Monday, February 28, 2011


Excuse me, but is that a ….?!?

While reaching for a ream of printer paper today, I dislodged a pair of neon yellow water pistols that had been nesting happily in that drawer. They were souvenirs of a conference. Of course, I should have given them to children to enjoy on a summer day, but I couldn’t bring myself to do that because, well, I liked them too much to part with them. At that moment it crossed my mind that we are not like other people. By that I mean mystery writers develop a few quirks on the way and are not likely to ditch those quirks in a hurry.

A glance around my office confirmed this. For one thing there was the skull candle sitting on top of the small bookcase. For another, that bookcase was shaped like a coffin and held the Ladies Killing Circle collection. The bookcase coffin was built by Susan Gates’s father for the launch of Going Out with a Bang. And how about that boa? Hmmm?

The skull candle was a good match for the skull flask that adorns the shelf by my desk. I’m quite attached to that flask and I know it will come in handy someday if I’m making a quick getaway and need a snootful of something to help with the extraction of, say, a stray bullet. We like to be prepared. For whatever.

I do remember my grandson asking me why I had a pair of handcuffs on my desk. I had to weigh the answer carefully and also to move those handcuffs as the key hadn’t been seen for a while.

Not so unusual really. Doesn’t every office have a roll of crime scene tape and a skeleton yo-yo? No? Well, what about a Derringer clock then?

These are the trappings of my working life. They’re all connected in some way with crime or death, but bringing a light-hearted touch. None of us really find death amusing or crime and criminals too cute for words, but somehow these small totems remind us that, whatever else, death is fascinating and solving murder mysteries remains a valid and intriguing pastime for reader and author.

During the long and rocky road to publication, these totems kept me going, potent symbols of the genre I wanted to write in. Since then, they also recall memories of book launches, conferences, and special events with readers and writers and friends from the mystery community. My friend Audrey Jessup’s dramatic black hat will always have a place of pride on top of my shelf.

Despite the whimsical ghoulishness of much of my collection, it reminds me of the crime writing community and the kind, collegial and (okay, I’ll admit it) slightly off-centre characters who fill the world with fabulous stories.

It’s a strange but wonderful club we belong to, and one I wouldn’t leave for the world. Oh, is that my fedora? The one I wore to the Festive Felons launch with Barb Fradkin years ago? Excellent. I was wondering where that was hiding.

So what small or large totems keep you writing or energized? Do they bring back any special memories?
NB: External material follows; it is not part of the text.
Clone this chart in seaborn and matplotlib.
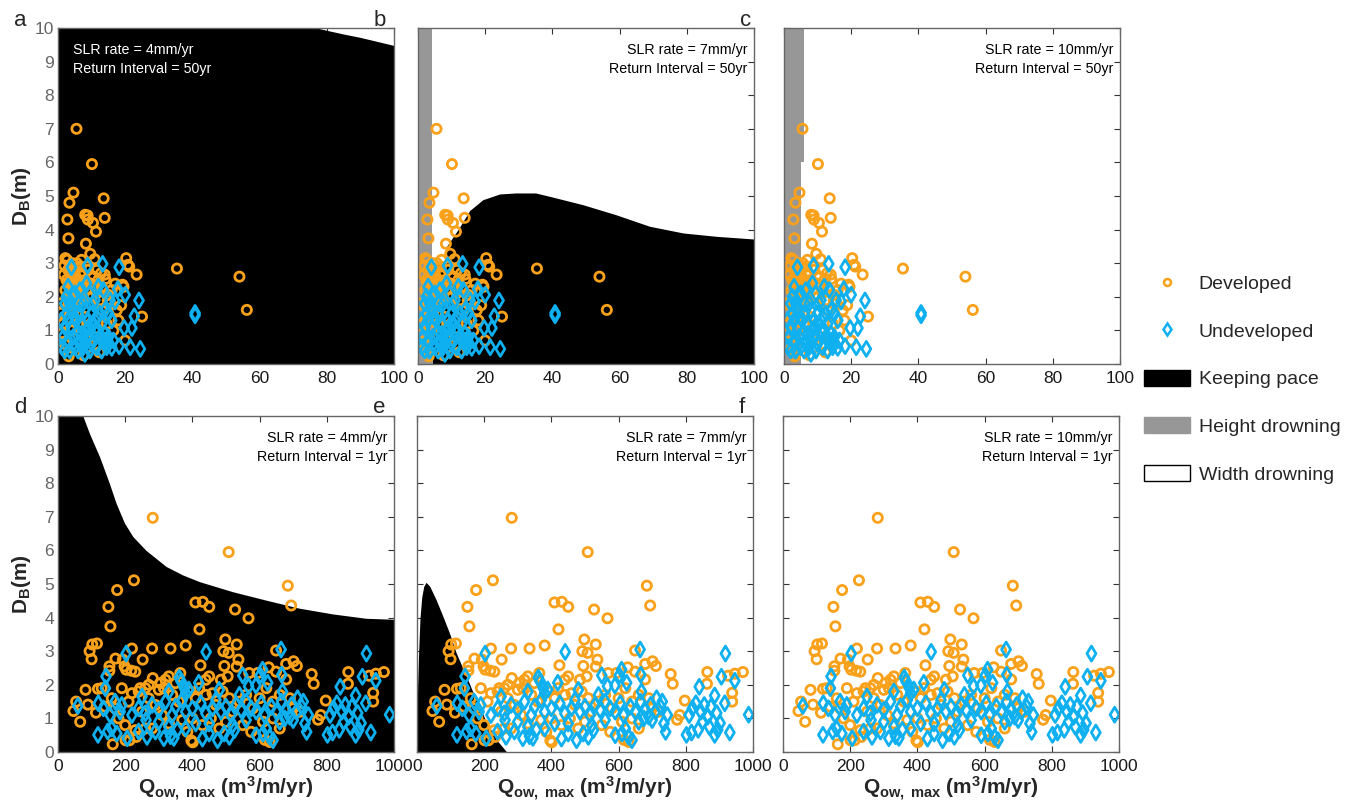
import matplotlib
matplotlib.use("Agg")
import matplotlib.pyplot as plt
from matplotlib.lines import Line2D
from matplotlib.patches import Patch
import seaborn as sns

# Colours
ORANGE = "#f9a11b"
BLUE = "#0fb0f0"
GRAY = "#979797"

# ---- top row points (return interval 50 yr), x = Qow,max (m3/m/yr), y = DB (m)
dev50_x = [5.5, 10.1, 4.6, 3.4, 13.6, 2.8, 8.1, 8.8, 8.9, 10.4, 13.9, 11.3, 3.1, 8.3, 9.6,
           2.2, 2.7, 10.9, 20.3, 20.8, 21.2, 7.0, 5.6, 4.2, 1.9, 35.4, 23.4, 54.0, 56.2, 25.0,
           20.0, 3.2, 7.6, 12.3, 13.9, 14.1, 19.2, 15.0, 17.0, 18.8, 1.7, 1.0, 0.9, 1.2,
           2.5, 3.0, 3.5, 4.0, 4.5, 5.0, 5.5, 6.0, 6.5, 7.0, 7.5, 8.0, 8.5, 9.0, 9.5, 10.0,
           10.5, 11.0, 11.5, 12.0, 12.5, 13.0, 3.0, 4.0, 5.0, 6.0, 2.2, 3.8, 6.8, 8.7, 2.8,
           4.8, 9.5, 11.5, 16.0, 15.5, 17.5, 18.0, 16.5, 14.5, 1.5, 2.0, 5.0, 9.0, 11.0, 6.0,
           8.0, 4.0, 13.0, 19.5, 3.3, 4.3, 5.3, 6.3, 7.3, 2.6, 3.6, 4.6, 5.8, 6.8, 12.8, 14.8]
dev50_y = [7.0, 5.95, 5.1, 4.8, 4.93, 4.3, 4.44, 4.42, 4.3, 4.2, 4.35, 3.94, 3.74, 3.58, 3.28,
           3.15, 3.1, 3.12, 3.15, 2.95, 2.9, 3.1, 3.0, 3.0, 2.93, 2.84, 2.66, 2.6, 1.61, 1.41,
           0.70, 0.23, 0.26, 0.35, 2.66, 2.53, 2.36, 2.06, 2.39, 1.75, 2.66, 1.81, 1.52, 0.92,
           2.5, 2.8, 2.2, 2.6, 2.4, 2.8, 2.1, 2.5, 2.3, 2.7, 2.0, 2.5, 2.2, 2.8, 2.4, 2.0,
           2.6, 2.3, 2.1, 2.5, 1.9, 2.3, 1.9, 2.0, 1.8, 1.9, 2.2, 2.9, 2.9, 2.9, 1.7,
           1.6, 1.8, 2.8, 2.2, 1.8, 1.6, 1.3, 1.0, 1.2, 1.2, 0.6, 0.5, 0.5, 0.8, 1.2,
           1.4, 1.0, 1.6, 2.3, 2.45, 2.25, 2.6, 2.15, 2.35, 2.0, 2.7, 1.95, 2.4, 2.05, 2.7, 1.9]

und50_x = [4.0, 8.8, 13.3, 18.2, 24.1, 20.0, 17.8, 17.0, 22.7, 22.0, 19.7, 21.5, 24.5, 18.2,
           40.8, 40.8, 16.0, 14.6, 2.5, 1.0,
           2, 3, 4, 5, 6, 7, 8, 9, 10, 11, 12, 13, 14, 15, 16, 2.5, 3.5, 4.5, 5.5, 6.5, 7.5,
           8.5, 9.5, 10.5, 11.5, 12.5, 13.5, 14.5, 15.5, 1.5, 2.0, 3.0, 4.0, 5.0, 6.0, 7.0,
           8.0, 9.0, 10.0, 11.0, 12.0, 13.0, 14.0, 16.5, 3.5, 4.5, 6.5, 7.5, 9.5, 10.5, 12.5,
           11.5, 8.5, 5.5, 2.0, 3.0, 1.2, 15.0, 13.8, 6.2, 9.2, 4.8, 7.8]
und50_y = [2.88, 2.93, 2.98, 2.88, 1.89, 2.06, 2.23, 1.86, 1.42, 1.07, 1.07, 0.50, 0.45, 0.53,
           1.45, 1.52, 0.48, 0.67, 2.0, 1.3,
           0.4, 0.7, 1.1, 0.5, 1.5, 0.9, 0.3, 1.3, 0.6, 1.9, 1.0, 0.4, 1.6, 0.8, 1.3, 1.5, 1.8,
           0.8, 1.3, 0.6, 1.8, 1.0, 2.1, 1.2, 0.5, 1.5, 2.2, 0.5, 1.9, 0.8, 1.1, 1.3, 1.6, 2.1,
           0.4, 1.2, 1.6, 0.8, 1.5, 1.0, 2.3, 1.2, 0.9, 0.7, 0.4, 2.0, 2.2, 0.5, 0.4, 1.8, 0.8,
           1.4, 2.4, 0.9, 1.8, 2.3, 0.5, 1.5, 0.7, 1.8, 1.1, 1.4, 0.7]

# ---- bottom row points (return interval 1 yr)
dev1_x = [282, 508, 684, 694, 226, 176, 150, 156, 409, 431, 450, 527, 567, 421, 94, 102, 116,
          100, 220, 280, 335, 380, 498, 492, 508, 532, 537, 532, 424, 495, 649, 679, 701, 711,
          755, 761, 864, 863, 970, 926, 946, 938, 938, 797, 774, 782, 171, 153, 153, 193, 198,
          203, 218, 230, 252, 82, 54, 46, 66, 89, 113, 119, 163, 201, 213, 233, 397, 401, 616,
          282, 305, 315, 320, 330, 349, 364, 450, 440, 485, 505, 569, 594, 627, 649, 679,
          130, 160, 190, 210, 240, 260, 270, 290, 300, 340, 360, 390, 410, 420, 440, 460, 470,
          490, 510, 520, 540, 560, 580, 600, 620, 640, 660, 690, 700, 720, 180, 200, 250, 280,
          310, 330, 370, 385, 400, 430, 455, 480, 500, 550, 575, 610, 640, 660, 630, 230, 260,
          170, 220, 245, 270, 140]
dev1_y = [6.97, 5.95, 4.95, 4.36, 5.11, 4.82, 4.32, 3.74, 4.45, 4.47, 4.32, 4.24, 3.98, 3.65,
          3.0, 3.2, 3.23, 2.76, 3.08, 3.08, 3.08, 3.17, 3.35, 3.0, 2.95, 3.2, 2.75, 2.54, 2.58,
          2.56, 3.02, 2.62, 2.7, 2.56, 2.32, 2.03, 2.38, 2.03, 2.38, 2.27, 2.33, 1.76, 1.5, 1.53,
          0.96, 1.1, 2.78, 2.55, 2.42, 2.75, 2.55, 2.45, 2.42, 2.39, 2.75, 1.85, 1.5, 1.22, 0.9,
          1.41, 1.17, 1.88, 0.23, 0.35, 0.35, 0.45, 0.34, 0.29, 0.36,
          2.2, 2.05, 1.9, 2.15, 2.25, 2.05, 2.35, 2.25, 2.15, 2.15, 2.25, 2.35, 2.35, 2.52, 2.39,
          2.16, 1.9, 1.6, 1.9, 1.5, 1.8, 1.9, 1.6, 1.4, 1.85, 1.7, 1.5, 1.8, 1.6, 1.9, 1.7, 1.75,
          1.4, 1.8, 1.6, 1.2, 1.5, 1.7, 1.3, 1.6, 1.9, 1.5, 1.7, 1.6, 1.3, 1.2, 1.0, 0.8, 1.2,
          0.7, 1.1, 0.85, 0.95, 0.6, 1.0, 0.8, 1.0, 0.7, 0.9, 0.8, 0.6, 0.9, 1.0, 0.7, 0.3, 0.65,
          0.7, 1.3, 1.75, 1.9, 2.0, 1.35]

und1_x = [203, 441, 664, 918, 906, 946, 916, 931, 987, 886, 892, 902, 895, 886, 840, 837, 817,
          802, 550, 567, 589, 602, 624, 609, 666, 668, 713, 419, 361, 366, 389, 376, 143, 141,
          120, 59, 119, 148, 206, 240, 262, 265, 290, 315, 335, 355, 345, 430, 450, 475, 495,
          510, 525, 520, 590, 610, 620, 630, 640, 660, 675, 690, 700,
          135, 155, 170, 185, 160, 175, 190, 220, 240, 260, 280, 300, 320, 340, 350, 370, 380,
          400, 410, 425, 440, 460, 470, 485, 500, 515, 530, 545, 560, 575, 590, 605, 615, 635,
          650, 665, 680, 695, 710, 725, 735, 740, 745, 730, 810, 820, 830, 845, 855, 865, 875,
          850, 870, 300, 330, 380, 450, 560, 380, 330, 480, 540, 250]
und1_y = [2.93, 2.98, 3.05, 2.93, 2.24, 2.12, 1.45, 0.58, 1.11, 1.68, 1.16, 0.86, 0.66, 0.51,
          1.94, 0.66, 0.58, 0.51, 2.28, 1.96, 1.98, 2.28, 2.06, 2.45, 2.3, 1.8, 1.6, 2.06, 2.21,
          2.11, 1.86, 1.9, 2.25, 1.9, 1.45, 1.37, 0.51, 0.61, 0.41, 0.61, 0.95, 0.45, 0.61, 0.41,
          0.47, 0.66, 0.42, 0.4, 0.55, 0.35, 0.55, 0.45, 0.65, 0.8, 0.5, 0.55, 0.7, 0.45, 0.35,
          0.9, 1.0, 1.05, 0.95,
          1.3, 1.1, 1.5, 1.2, 0.7, 0.55, 1.4, 1.1, 1.3, 1.15, 1.4, 1.25, 1.5, 1.1, 1.35, 1.55,
          1.2, 1.3, 0.85, 1.45, 1.15, 1.3, 1.55, 1.2, 1.35, 1.1, 1.4, 1.25, 1.5, 1.3, 1.2, 1.45,
          1.1, 1.35, 1.2, 1.5, 1.25, 1.4, 1.2, 1.35, 0.85, 0.6, 1.1, 1.5, 1.1, 1.3, 1.45, 1.2,
          1.4, 1.05, 1.35, 0.9, 0.75, 0.9, 0.75, 0.7, 0.85, 0.95, 1.75, 1.8, 1.85, 1.7, 1.65]

# ---- regime boundaries (keeping pace = black below curve, height drowning = gray strip)
kp_a_x = [0, 77, 80, 85, 90, 95, 100]
kp_a_y = [10, 10, 9.93, 9.82, 9.72, 9.6, 9.48]
kp_b_x = [4.2, 8.5, 8.5, 11.9, 15.4, 19.3, 24.3, 29, 35, 39.2, 49.1, 59, 68.9, 78.9, 88.8, 100]
kp_b_y = [3.0, 3.0, 3.5, 4.0, 4.57, 4.89, 5.06, 5.09, 5.09, 4.99, 4.74, 4.44, 4.1, 3.9, 3.8, 3.72]
hd_b_y = [0, 10]
hd_b_x = [4.2, 4.2]
hd_c_y = [0, 6, 6, 10]
hd_c_x = [5.06, 5.06, 6.0, 6.0]
kp_d_x = [0, 74, 94, 124, 153, 173, 198, 223, 262, 322, 371, 421, 520, 619, 718, 817, 916, 1000]
kp_d_y = [10, 10, 9.47, 8.78, 7.99, 7.4, 6.81, 6.41, 6.0, 5.52, 5.27, 5.07, 4.77, 4.52, 4.28,
          4.11, 3.98, 3.95]
kp_e_x = [0, 2, 5, 9, 14, 20, 27, 38, 57, 77, 97, 117, 147, 176, 206, 236, 267]
kp_e_y = [1.0, 2.0, 3.0, 4.0, 4.6, 4.93, 5.05, 4.93, 4.53, 4.04, 3.53, 2.94, 2.25, 1.55, 0.91,
          0.37, 0]

labels = ["a", "b", "c", "d", "e", "f"]
slr = ["4", "7", "10", "4", "7", "10"]
interval = ["50yr", "50yr", "50yr", "1yr", "1yr", "1yr"]

panels = [
    dict(kp=(kp_a_x, kp_a_y), hd=None),
    dict(kp=(kp_b_x, kp_b_y), hd=(hd_b_y, hd_b_x)),
    dict(kp=None, hd=(hd_c_y, hd_c_x)),
    dict(kp=(kp_d_x, kp_d_y), hd=None),
    dict(kp=(kp_e_x, kp_e_y), hd=None),
    dict(kp=None, hd=None),
]

sns.set_style("ticks")
plt.rcParams["font.family"] = ["Liberation Sans", "DejaVu Sans"]
plt.rcParams["mathtext.fontset"] = "custom"
plt.rcParams["mathtext.rm"] = "Liberation Sans"
plt.rcParams["mathtext.it"] = "Liberation Sans:italic"
plt.rcParams["mathtext.bf"] = "Liberation Sans:bold"

fig = plt.figure(figsize=(13.51, 8.07), dpi=100)

W, H = 1351, 807
lefts = [58, 418, 784, 58, 417, 783]
tops = [28, 28, 28, 416, 416, 416]
size = 336

for i, p in enumerate(panels):
    ax = fig.add_axes([lefts[i] / W, 1 - (tops[i] + size) / H, size / W, size / H])
    top = i < 3
    xmax = 100 if top else 1000
    ax.set_xlim(0, xmax)
    ax.set_ylim(0, 10)
    ax.set_facecolor("white")

    if p["kp"] is not None:
        ax.fill_between(p["kp"][0], 0, p["kp"][1], color="black", lw=0, zorder=1)
    if p["hd"] is not None:
        ax.fill_betweenx(p["hd"][0], 0, p["hd"][1], color=GRAY, lw=0, zorder=1)

    dx, dy = (dev50_x, dev50_y) if top else (dev1_x, dev1_y)
    ux, uy = (und50_x, und50_y) if top else (und1_x, und1_y)
    sns.scatterplot(x=dx, y=dy, marker="o", s=44, facecolor="none", edgecolor=ORANGE,
                    linewidth=2.0, ax=ax, zorder=3)
    sns.scatterplot(x=ux, y=uy, marker="d", s=58, facecolor="none", edgecolor=BLUE,
                    linewidth=2.0, ax=ax, zorder=4)

    ax.set_xticks(range(0, xmax + 1, xmax // 5))
    ax.set_yticks(range(0, 11))
    ax.tick_params(direction="in", length=4, width=0.8, top=True, right=True,
                   color="#333333", labelsize=12.5)
    ax.tick_params(axis="x", labelcolor="#1a1a1a", pad=5)
    ax.tick_params(axis="y", labelcolor="#666666", pad=3)
    if i % 3 != 0:
        ax.set_yticklabels([])
    else:
        ax.set_ylabel(r"$\mathbf{D_B(m)}$", fontsize=15, labelpad=1)
    if not top:
        ax.set_xlabel(r"$\mathbf{Q_{ow,\ max}\ (m^3/m/yr)}$", fontsize=15, labelpad=1)
    for s in ax.spines.values():
        s.set_color("#666666")
        s.set_linewidth(1.0)
        s.set_zorder(5)

    txt = f"SLR rate = {slr[i]}mm/yr\nReturn Interval = {interval[i]}"
    if i == 0:
        ax.text(0.045, 0.955, txt, transform=ax.transAxes, color="white", fontsize=10.3,
                ha="left", va="top", linespacing=1.4, zorder=6)
    else:
        ax.text(0.98, 0.955, txt, transform=ax.transAxes, color="black", fontsize=10.3,
                ha="right", va="top", linespacing=1.4, zorder=6)

    fig.text((lefts[i] - 44) / W, 1 - (tops[i] - 8) / H, labels[i], fontsize=16,
             ha="left", va="center")

handles = [
    Line2D([], [], marker="o", ls="none", mfc="none", mec=ORANGE, mew=1.8, ms=5),
    Line2D([], [], marker="d", ls="none", mfc="none", mec=BLUE, mew=1.8, ms=6),
    Patch(facecolor="black", edgecolor="black"),
    Patch(facecolor=GRAY, edgecolor=GRAY),
    Patch(facecolor="white", edgecolor="black", linewidth=1),
]
names = ["Developed", "Undeveloped", "Keeping pace", "Height drowning", "Width drowning"]
fig.legend(handles, names, loc="upper left", bbox_to_anchor=(1126 / W, 1 - 257 / H),
           frameon=False, fontsize=14, handlelength=2.37, handleheight=0.88,
           handletextpad=0.46, labelspacing=1.49)

fig.savefig("out.png", dpi=100)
Mary Jane Maffini rides herd on three (soon to be three and a half) mystery series and a couple of dozen short stories. Her thirteenth mystery novel, The Busy Woman’s Guide to Murder (April 5, 2011), is brimming with names, no two the same.


  1. Ah yes, the skull candle! Love it. And you find these things in the strangest places. If you're ever passing through Barry's Bay in rural Ontario (population 1200), you'll find a fascinating shop with the best collection of the skulls, skeletons, tombstones and coffins you might ever want. Candelabras, coat hooks, book only by a ghoulish imagination. I vacillated over a skull door knocker, but thought the neighbours might be less understanding.

  2. Oh yes, Barry's Bay is the best! Skull wind chimes too.

  3. Some of my most memorable finds (skeleton earrings come to mind) were at Malice Domestic and so I'm looking forward to shopping there again. Hope the same vendors are still in the Dealers Room.

    I also found some wonderful handcuff earrings in the Vancouver Police Museum.

  4. Handcuff earrings! I am soooo jealous. MJ

  5. A Derringer clock?... time to kill?